▶ Stated goal: Return, without pictures, the lines from the start of the data through the one that contains "from matplotlib.patches import".

______________________________

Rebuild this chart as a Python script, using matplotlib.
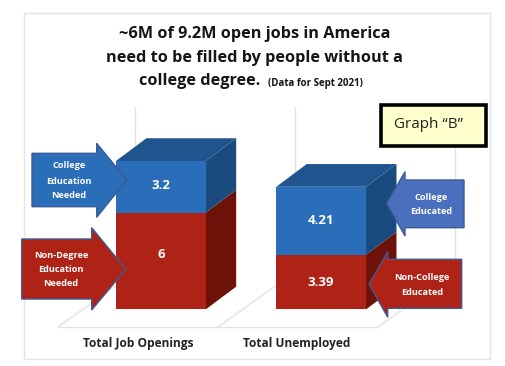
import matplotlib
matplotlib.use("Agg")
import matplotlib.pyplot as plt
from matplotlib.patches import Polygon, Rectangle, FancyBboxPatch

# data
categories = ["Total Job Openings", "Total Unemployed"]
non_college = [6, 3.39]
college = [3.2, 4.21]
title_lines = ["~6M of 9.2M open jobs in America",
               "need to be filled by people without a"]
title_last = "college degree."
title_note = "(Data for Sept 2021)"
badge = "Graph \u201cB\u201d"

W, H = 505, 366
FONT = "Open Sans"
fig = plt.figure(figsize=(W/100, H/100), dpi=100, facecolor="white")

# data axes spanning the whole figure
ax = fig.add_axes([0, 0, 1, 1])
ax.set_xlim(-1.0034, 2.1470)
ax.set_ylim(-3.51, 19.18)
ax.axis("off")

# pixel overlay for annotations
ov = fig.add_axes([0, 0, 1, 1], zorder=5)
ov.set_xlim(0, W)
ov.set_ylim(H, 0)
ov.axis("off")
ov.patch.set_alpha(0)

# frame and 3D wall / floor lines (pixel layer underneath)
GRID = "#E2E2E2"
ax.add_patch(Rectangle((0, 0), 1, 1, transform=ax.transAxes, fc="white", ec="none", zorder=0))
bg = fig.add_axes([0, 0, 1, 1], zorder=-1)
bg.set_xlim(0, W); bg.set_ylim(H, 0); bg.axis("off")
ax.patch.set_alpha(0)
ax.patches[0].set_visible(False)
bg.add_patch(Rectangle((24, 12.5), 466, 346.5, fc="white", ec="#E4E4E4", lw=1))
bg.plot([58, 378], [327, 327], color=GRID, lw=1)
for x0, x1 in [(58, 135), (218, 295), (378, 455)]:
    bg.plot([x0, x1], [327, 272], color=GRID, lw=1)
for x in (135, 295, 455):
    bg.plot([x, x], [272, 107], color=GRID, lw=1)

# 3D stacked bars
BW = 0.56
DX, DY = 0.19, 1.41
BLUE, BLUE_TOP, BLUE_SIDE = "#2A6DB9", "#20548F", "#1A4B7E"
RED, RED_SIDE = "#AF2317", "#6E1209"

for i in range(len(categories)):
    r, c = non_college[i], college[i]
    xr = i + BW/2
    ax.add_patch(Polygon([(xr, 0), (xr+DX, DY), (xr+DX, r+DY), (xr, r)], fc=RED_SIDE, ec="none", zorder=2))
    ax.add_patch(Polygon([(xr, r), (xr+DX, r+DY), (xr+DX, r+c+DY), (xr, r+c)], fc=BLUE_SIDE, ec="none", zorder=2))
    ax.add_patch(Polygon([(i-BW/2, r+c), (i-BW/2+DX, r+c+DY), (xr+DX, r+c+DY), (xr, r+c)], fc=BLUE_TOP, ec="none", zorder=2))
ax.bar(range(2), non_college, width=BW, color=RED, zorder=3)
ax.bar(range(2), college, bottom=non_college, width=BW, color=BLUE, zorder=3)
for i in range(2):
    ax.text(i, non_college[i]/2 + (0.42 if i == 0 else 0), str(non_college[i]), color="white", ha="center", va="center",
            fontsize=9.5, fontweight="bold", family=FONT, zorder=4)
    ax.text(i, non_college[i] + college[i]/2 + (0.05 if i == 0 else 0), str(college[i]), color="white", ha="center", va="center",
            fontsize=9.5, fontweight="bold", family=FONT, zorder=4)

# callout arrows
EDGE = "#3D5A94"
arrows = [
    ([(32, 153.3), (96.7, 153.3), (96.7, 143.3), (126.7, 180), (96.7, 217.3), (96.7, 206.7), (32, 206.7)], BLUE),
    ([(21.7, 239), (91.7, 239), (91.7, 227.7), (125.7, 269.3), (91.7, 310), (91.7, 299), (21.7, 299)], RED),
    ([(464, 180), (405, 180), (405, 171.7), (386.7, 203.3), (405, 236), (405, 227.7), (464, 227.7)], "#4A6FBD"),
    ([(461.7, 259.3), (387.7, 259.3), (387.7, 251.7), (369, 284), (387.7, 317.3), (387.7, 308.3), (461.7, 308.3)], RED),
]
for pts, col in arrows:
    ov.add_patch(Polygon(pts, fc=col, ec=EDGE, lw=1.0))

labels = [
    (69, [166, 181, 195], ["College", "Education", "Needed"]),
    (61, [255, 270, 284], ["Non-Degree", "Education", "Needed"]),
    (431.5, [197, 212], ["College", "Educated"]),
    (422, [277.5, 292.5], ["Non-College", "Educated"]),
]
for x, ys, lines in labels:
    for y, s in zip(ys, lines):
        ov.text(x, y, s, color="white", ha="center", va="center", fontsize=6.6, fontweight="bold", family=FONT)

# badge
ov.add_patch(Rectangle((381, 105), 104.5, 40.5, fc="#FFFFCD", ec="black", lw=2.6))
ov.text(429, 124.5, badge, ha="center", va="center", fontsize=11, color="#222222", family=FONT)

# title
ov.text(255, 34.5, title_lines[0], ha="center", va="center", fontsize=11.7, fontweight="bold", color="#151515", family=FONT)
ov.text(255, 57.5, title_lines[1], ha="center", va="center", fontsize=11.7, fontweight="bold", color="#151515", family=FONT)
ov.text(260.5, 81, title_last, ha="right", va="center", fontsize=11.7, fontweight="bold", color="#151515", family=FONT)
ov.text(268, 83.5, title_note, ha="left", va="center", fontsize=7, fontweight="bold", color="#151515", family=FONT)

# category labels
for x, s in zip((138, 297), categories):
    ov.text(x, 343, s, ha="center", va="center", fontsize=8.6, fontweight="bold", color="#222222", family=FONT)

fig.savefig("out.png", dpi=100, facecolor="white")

______________________________

▶ Solution:
Rebuild this chart as a Python script, using matplotlib.
import matplotlib
matplotlib.use("Agg")
import matplotlib.pyplot as plt
from matplotlib.patches import Polygon, Rectangle, FancyBboxPatch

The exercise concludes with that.